In some cases, bearded girdles can be seen without magnification, meaning it won’t be considered eye-clean. 

If a diamond has a very thick or extremely thick girdle, the bearding may be more noticeable. This is a dealbreaker for many buyers who are only accepting of inclusions that require magnification to be seen.

Additionally, any inclusion that leaves the diamond susceptible to further damage is problematic. If the bearded girdle results in large feathers extending into the stone, it can hurt the overall structure. Were hit to be hit against a hard surface or dropped, it’s vulnerable to chipping.

This is especially true if the diamond has an extremely thin or very thin girdle.

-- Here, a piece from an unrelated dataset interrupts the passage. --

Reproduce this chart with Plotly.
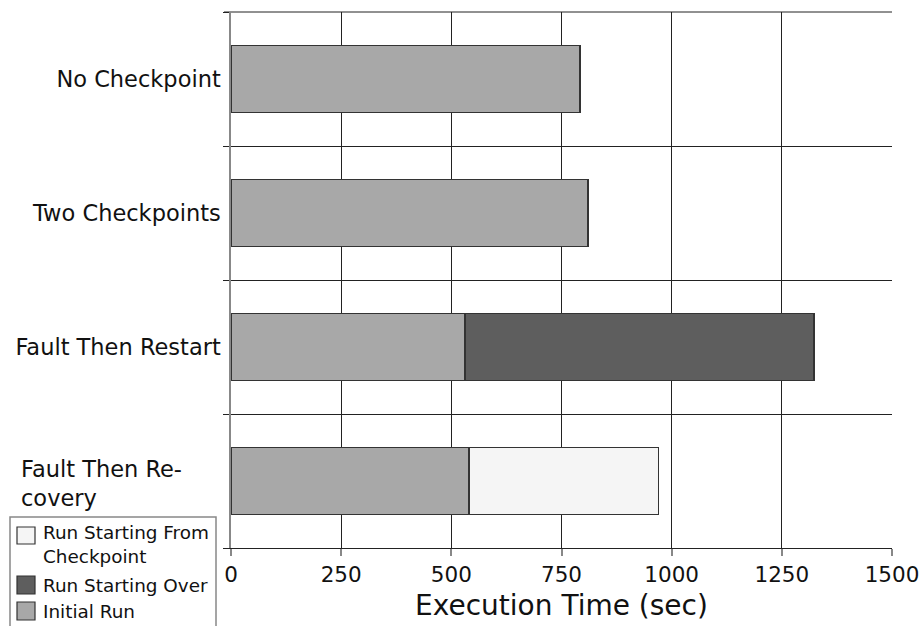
import plotly.graph_objects as go

# Execution time breakdown per scenario (seconds)
categories = ["No Checkpoint", "Two Checkpoints", "Fault Then Restart", "Fault Then Recovery"]
tick_labels = ["No Checkpoint", "Two Checkpoints", "Fault Then Restart", ""]
initial_run = [792, 810, 531, 540]
run_starting_over = [None, None, 792, None]
run_from_checkpoint = [None, None, None, 430]
x_ticks = [0, 250, 500, 750, 1000, 1250, 1500]

series_names = ["Initial Run", "Run Starting Over", "Run Starting From<br>Checkpoint"]
series_colors = ["#a8a8a8", "#5e5e5e", "#f5f5f5"]

FONT = "DejaVu Sans"
TEXT = "#111111"
EDGE = dict(color="#333333", width=1.2)

W, H = 922, 626
ML, MR, MT, MB = 231, 30, 12, 78
PW, PH = W - ML - MR, H - MT - MB


def px_x(px):
    """Pixel column -> paper x."""
    return (px - ML) / PW


def px_y(py):
    """Pixel row -> paper y."""
    return (H - MB - py) / PH


fig = go.Figure()
for vals, name, color in zip([initial_run, run_starting_over, run_from_checkpoint],
                             series_names, series_colors):
    fig.add_trace(go.Bar(y=categories, x=vals, orientation="h", name=name,
                         marker=dict(color=color, line=EDGE), width=0.5,
                         showlegend=False))

fig.update_layout(
    width=W, height=H,
    margin=dict(l=ML, r=MR, t=MT, b=MB, autoexpand=False),
    barmode="stack",
    plot_bgcolor="white", paper_bgcolor="white",
    font=dict(family=FONT, color=TEXT),
    xaxis=dict(
        range=[0, 1500], tickmode="array", tickvals=x_ticks,
        showgrid=True, gridcolor="#222222", gridwidth=1,
        zeroline=False, showline=True, linecolor="#222222", linewidth=1,
        ticks="outside", ticklen=7, tickcolor="#888888", tickwidth=1.5,
        tickfont=dict(size=21.5, family=FONT, color=TEXT),
        title=dict(text="Execution Time (sec)", font=dict(size=28, family=FONT, color=TEXT),
                   standoff=9),
    ),
    yaxis=dict(
        type="category", autorange="reversed",
        tickmode="array", tickvals=categories, ticktext=tick_labels,
        tickson="boundaries",
        showgrid=True, gridcolor="#222222", gridwidth=1,
        showline=True, linecolor="#888888", linewidth=1.5,
        ticks="outside", ticklen=6, tickcolor="#222222", tickwidth=1,
        ticklabelstandoff=4,
        tickfont=dict(size=22.5, family=FONT, color=TEXT),
    ),
)

# top frame line with its boundary tick
fig.add_shape(type="line", xref="paper", yref="paper",
              x0=px_x(224), x1=1, y0=1, y1=1,
              line=dict(color="#222222", width=1), layer="below")

# two-line category label, left aligned
fig.add_annotation(
    text="Fault Then Re-<br>covery", xref="paper", yref="y",
    x=px_x(19), y=categories[3], xanchor="left", yanchor="middle",
    align="left", showarrow=False, yshift=-2,
    font=dict(size=22.5, family=FONT, color=TEXT),
)

# legend box in the lower-left corner
fig.add_shape(type="rect", xref="paper", yref="paper",
              x0=px_x(10), x1=px_x(216), y0=px_y(640), y1=px_y(517),
              line=dict(color="#888888", width=1.5), fillcolor="white", layer="above")

legend_rows = [  # (series index, swatch top, swatch bottom, text centre)
    (2, 527, 544, 544),
    (1, 576, 594, 585),
    (0, 602, 620, 611),
]
for idx, top, bot, ty in legend_rows:
    fig.add_shape(type="rect", xref="paper", yref="paper",
                  x0=px_x(17), x1=px_x(35), y0=px_y(bot), y1=px_y(top),
                  line=dict(color="#333333", width=1.2),
                  fillcolor=series_colors[idx], layer="above")
    fig.add_annotation(
        text=series_names[idx], xref="paper", yref="paper",
        x=px_x(41), y=px_y(ty), xanchor="left", yanchor="middle",
        align="left", showarrow=False,
        font=dict(size=18.4, family=FONT, color=TEXT),
    )

fig.write_html("out.html")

Brilliance is less of an issue with bearded girdles. Although all inclusions can limit the light performance of a diamond, bearded girdles won’t diminish brilliance in the same way as other inclusions or a poor cut.

Bearded Girdles on Grading Reports

Grading reports evaluate the diamond on a number of characteristics, including its fluorescence, color, carat weight, and more. You can often learn whether a diamond has a bearded girdle in the comments of the “Additional Grading Information” section on a report from the Gemological Institute of America (GAI).

Comments on GIA Report

If the diamond has a bearded girdle, the phrase “bearding” will likely appear in this section.

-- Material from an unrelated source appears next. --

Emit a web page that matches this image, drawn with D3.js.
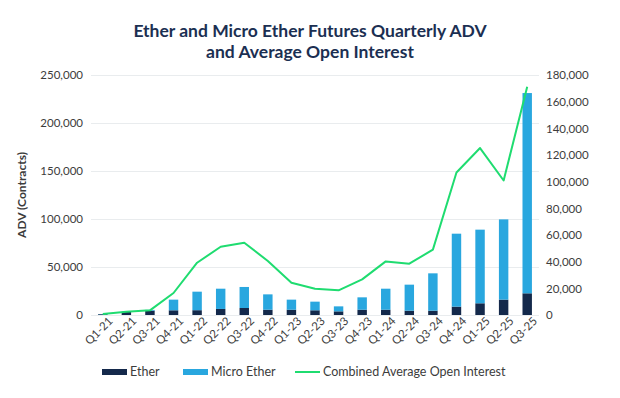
<!DOCTYPE html>
<html>
<head>
<meta charset="utf-8" />
<style>
    body { margin: 0; background: #ffffff; }
    text { font-family: Lato, "Open Sans", sans-serif; }
    .grid line { stroke: #e9ecee; stroke-width: 1px; shape-rendering: crispEdges; }
    .grid path { display: none; }
    .axis path, .axis line { display: none; }
    .axis text { fill: #3c3c3c; font-size: 11.5px; }
</style>
</head>
<body>
<svg id="chart" width="620" height="398"></svg>
<script src="https://d3js.org/d3.v7.min.js"></script>
<script>
// data
var quarters = ["Q1-21", "Q2-21", "Q3-21", "Q4-21", "Q1-22", "Q2-22", "Q3-22", "Q4-22",
    "Q1-23", "Q2-23", "Q3-23", "Q4-23", "Q1-24", "Q2-24", "Q3-24", "Q4-24",
    "Q1-25", "Q2-25", "Q3-25"];
var ether = [800, 3200, 4500, 4900, 5000, 6300, 7300, 5500, 5500, 4900, 3800, 5500,
    5500, 4500, 4500, 8700, 12200, 16000, 22600];
var microEther = [200, 500, 800, 11100, 19300, 21100, 21900, 16000, 10500, 9000, 5200, 12900,
    21900, 27100, 38900, 76000, 76700, 83600, 208600];
var openInterest = [800, 2500, 3500, 16500, 39200, 51200, 54200, 40500, 24200, 19700, 18500, 26700,
    40200, 38500, 49000, 106900, 125200, 100900, 171200];
var leftTicks = [0, 50000, 100000, 150000, 200000, 250000];
var rightTicks = [0, 20000, 40000, 60000, 80000, 100000, 120000, 140000, 160000, 180000];

var svg = d3.select("#chart");
var margin = { top: 75, right: 81, bottom: 83, left: 91 };
var width = 620 - margin.left - margin.right,
    height = 398 - margin.top - margin.bottom;

var g = svg.append("g")
    .attr("transform", "translate(" + margin.left + "," + margin.top + ")");

var x = d3.scaleBand().domain(quarters).range([0, width]).paddingInner(0.6).paddingOuter(0.3);
var yLeft = d3.scaleLinear().domain([0, 250000]).range([height, 0]);
var yRight = d3.scaleLinear().domain([0, 180000]).range([height, 0]);
var fmt = d3.format(",");

// title
svg.append("text").attr("x", 310).attr("y", 37).attr("text-anchor", "middle")
    .attr("font-size", "17.5px").attr("font-weight", "bold").attr("fill", "#1b2f52")
    .text("Ether and Micro Ether Futures Quarterly ADV");
svg.append("text").attr("x", 310).attr("y", 58).attr("text-anchor", "middle")
    .attr("font-size", "17.5px").attr("font-weight", "bold").attr("fill", "#1b2f52")
    .text("and Average Open Interest");

// gridlines
g.append("g").attr("class", "grid")
    .call(d3.axisLeft(yLeft).tickValues(leftTicks).tickSize(-width).tickFormat(""));

// axes
g.append("g").attr("class", "axis")
    .call(d3.axisLeft(yLeft).tickValues(leftTicks).tickFormat(fmt).tickPadding(8))
    .selectAll("text").attr("x", -8);

g.append("g").attr("class", "axis")
    .attr("transform", "translate(" + width + ",0)")
    .call(d3.axisRight(yRight).tickValues(rightTicks).tickFormat(fmt))
    .selectAll("text").attr("x", 7);

g.append("g").attr("class", "axis")
    .attr("transform", "translate(0," + height + ")")
    .call(d3.axisBottom(x))
    .selectAll("text")
    .attr("text-anchor", "end")
    .attr("dx", "-0.1em")
    .attr("dy", "0.9em")
    .attr("y", 2)
    .attr("x", 4)
    .attr("transform", "rotate(-45)");

// axis title
svg.append("text")
    .attr("transform", "translate(26," + (margin.top + height / 2) + ") rotate(-90)")
    .attr("text-anchor", "middle")
    .attr("font-size", "12px").attr("font-weight", "bold").attr("fill", "#3c3c3c")
    .text("ADV (Contracts)");

// stacked bars
var stackData = quarters.map(function(q, i) {
    return { q: q, ether: ether[i], micro: microEther[i] };
});
var series = d3.stack().keys(["ether", "micro"])(stackData);
var colors = { ether: "#14294b", micro: "#29a7df" };

g.selectAll(".layer")
    .data(series)
    .enter().append("g")
    .attr("fill", function(d) { return colors[d.key]; })
    .selectAll("rect")
    .data(function(d) { return d; })
    .enter().append("rect")
    .attr("x", function(d) { return x(d.data.q); })
    .attr("width", x.bandwidth())
    .attr("y", function(d) { return yLeft(d[1]); })
    .attr("height", function(d) { return yLeft(d[0]) - yLeft(d[1]); });

// open interest line
var line = d3.line()
    .x(function(d, i) { return x(quarters[i]) + x.bandwidth() / 2; })
    .y(function(d) { return yRight(d); });

g.append("path")
    .datum(openInterest)
    .attr("fill", "none")
    .attr("stroke", "#1fdc70")
    .attr("stroke-width", 2)
    .attr("stroke-linejoin", "round")
    .attr("d", line);

// legend
var legend = svg.append("g").attr("transform", "translate(0,372)");
var items = [
    { label: "Ether", x: 102, type: "rect", color: colors.ether },
    { label: "Micro Ether", x: 183, type: "rect", color: colors.micro },
    { label: "Combined Average Open Interest", x: 295, type: "line", color: "#1fdc70" }
];
items.forEach(function(it) {
    if (it.type === "rect") {
        legend.append("rect").attr("x", it.x).attr("y", -3).attr("width", 25).attr("height", 6)
            .attr("fill", it.color);
    } else {
        legend.append("line").attr("x1", it.x).attr("x2", it.x + 25).attr("y1", 0).attr("y2", 0)
            .attr("stroke", it.color).attr("stroke-width", 2);
    }
    legend.append("text").attr("x", it.x + 28).attr("y", 4)
        .attr("font-size", "12.5px").attr("fill", "#3c3c3c")
        .text(it.label);
});
</script>
</body>
</html>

Most other types of inclusions are plotted on the clarity characteristics plot of a grading report, but bearded girdles aren’t an inclusion in this traditional sense. It’s often considered an aspect of the diamond’s polishing, so it’s noted elsewhere on the report, apart from other inclusions.

Can They be Removed?

The decision about removing bearding from a diamond balances concerns related to clarity and carat weight. Diamonds with more carat weight sell for a higher price, so manufacturers are hesitant to remove part of the diamond, even if it’s to remove inclusions.

In the case of bearded girdles, they can be removed, but it requires recutting the diamond.

Heavier amounts of bearding that can be seen with the naked eye are often removed by additional polishing or re-cutting the diamond. This lowers the final selling price of the diamond because of the lower carat weight.

Does a Bearded Girdle Impact Price?

Any time an inclusion is present in a diamond, it lowers its price, and this is true of bearded girdles.

There isn’t an exact amount the price of a diamond drops because of a bearded girdle. 

Instead, the seller takes into account how much it impacts the appearance, durability, and brilliance.

For example, a flawless one-carat diamond, with no inclusions or bearding, can sell from $10,000-$20,000, depending on its exact color and cut grade. The presence of even a few small inclusions, giving it a VVS1 grade, drops that range from $6,000-$10,000.

That’s a price decrease of up to 70 percent on the basis of inclusions. For diamonds with even more inclusions, graded SI1, they can sell for $4,000-$6,000.

Diamond with Inclusions

If a diamond has bearding and no other flaws, the difference between its price and a flawless diamond would likely be closer to 10-20 percent, but this situation is unusual. A diamond with a bearded girdle likely contains other inclusions, which would further reduce the price.

Should You Buy a Bearded Diamond?

Bearded Girdle Infographic

A diamond with a bearded girdle can still be the right purchase because it’s an inclusion that has minimal influence on its long-term durability, appearance, and light performance.

Examine it in-person or through high-resolution photos online to learn if it’s still eye-clean.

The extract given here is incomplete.